In this paper, the masked autoencoders (MAE), Swin Transformer, and PredRNN are designed together, and a deep hybrid network structure that can complete the task of lane detection in various driving scenes is proposed. The network is based on the MAE framework, takes multiple continuous frame image sequences as input, and completes the task of lane detection by semantic segmentation. We input the continuous six-frame image sequence into the network, in which the scene information of each frame image is extracted by an encoder composed of a Swin Transformer block and then input into PredRNN. Multiple continuous frames of the driving scene are modeled as time-series by the ST-LSTM block to effectively model the shape deformation and motion trajectory in the spatiotemporal sequence. Finally, through the decoder composed of Swin Transformer blocks, the features are obtained and reconstructed to complete the detection task. Many experiments were carried out based on the Tusimple dataset to complete the performance evaluation. The results show that compared with the baseline architecture using a single-frame image sequence as input, this architecture achieves better results. The results also verify the effectiveness of using multiple continuous frame image sequences as input. Compared with other networks, our proposed network has higher accuracy, recall, and excellent detection performance. In addition, tests were also carried out in the face of challenging driving scenes to check its robustness. The test results show that the network can stably complete the task of lane detection in various scenarios.

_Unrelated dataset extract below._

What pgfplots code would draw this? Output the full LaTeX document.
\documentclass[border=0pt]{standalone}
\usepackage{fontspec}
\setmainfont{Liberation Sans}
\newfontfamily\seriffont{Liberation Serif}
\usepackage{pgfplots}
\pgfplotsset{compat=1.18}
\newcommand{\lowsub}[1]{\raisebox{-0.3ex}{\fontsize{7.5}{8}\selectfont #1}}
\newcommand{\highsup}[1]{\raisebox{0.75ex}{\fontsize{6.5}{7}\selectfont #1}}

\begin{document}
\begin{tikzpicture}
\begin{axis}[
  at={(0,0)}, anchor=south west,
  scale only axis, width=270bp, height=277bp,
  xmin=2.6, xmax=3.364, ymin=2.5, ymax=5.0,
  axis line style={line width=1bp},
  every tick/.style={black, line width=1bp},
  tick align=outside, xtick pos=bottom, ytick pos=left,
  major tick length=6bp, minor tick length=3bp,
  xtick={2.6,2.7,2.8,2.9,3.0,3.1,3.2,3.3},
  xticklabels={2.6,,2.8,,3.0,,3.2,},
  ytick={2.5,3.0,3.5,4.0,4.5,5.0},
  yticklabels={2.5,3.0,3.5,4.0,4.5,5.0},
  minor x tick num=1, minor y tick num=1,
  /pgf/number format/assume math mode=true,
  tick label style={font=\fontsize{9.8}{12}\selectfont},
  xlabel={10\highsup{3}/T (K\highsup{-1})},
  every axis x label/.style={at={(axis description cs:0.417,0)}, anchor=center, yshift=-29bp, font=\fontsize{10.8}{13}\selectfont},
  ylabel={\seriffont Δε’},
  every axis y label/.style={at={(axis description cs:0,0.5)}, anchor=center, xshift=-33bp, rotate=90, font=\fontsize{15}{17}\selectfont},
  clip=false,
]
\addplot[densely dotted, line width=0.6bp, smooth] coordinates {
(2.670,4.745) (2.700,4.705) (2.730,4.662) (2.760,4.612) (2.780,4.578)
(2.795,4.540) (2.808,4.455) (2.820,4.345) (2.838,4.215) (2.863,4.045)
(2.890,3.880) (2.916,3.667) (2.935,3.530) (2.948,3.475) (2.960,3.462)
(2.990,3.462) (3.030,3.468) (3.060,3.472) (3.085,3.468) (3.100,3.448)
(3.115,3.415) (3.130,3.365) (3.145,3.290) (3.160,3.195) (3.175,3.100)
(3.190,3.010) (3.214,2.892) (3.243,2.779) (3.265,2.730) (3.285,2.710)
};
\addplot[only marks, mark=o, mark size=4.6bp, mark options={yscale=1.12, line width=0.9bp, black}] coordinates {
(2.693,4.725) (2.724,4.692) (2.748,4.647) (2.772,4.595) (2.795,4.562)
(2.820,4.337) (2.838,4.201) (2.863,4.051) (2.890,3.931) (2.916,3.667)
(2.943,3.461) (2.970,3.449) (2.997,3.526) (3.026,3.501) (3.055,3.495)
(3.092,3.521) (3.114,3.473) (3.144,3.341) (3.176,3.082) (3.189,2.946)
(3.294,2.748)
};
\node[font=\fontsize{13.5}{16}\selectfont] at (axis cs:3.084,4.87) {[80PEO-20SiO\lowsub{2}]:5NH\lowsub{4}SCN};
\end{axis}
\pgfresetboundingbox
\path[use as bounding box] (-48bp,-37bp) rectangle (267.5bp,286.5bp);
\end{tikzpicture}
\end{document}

Finally, in the parameter analysis, it is found that the input multi-frame image sequence can improve the lane detection results, which further proves that the continuous multi-frame image sequence is more conducive to the completion of the lane detection task than the single-frame image sequence.

Currently, the network training strategy based on deep learning mostly adopts supervised learning. In the future, we plan to train the network through self-supervised learning. It simplifies the network training process, improves the training performance, and has higher robustness in the face of various tasks.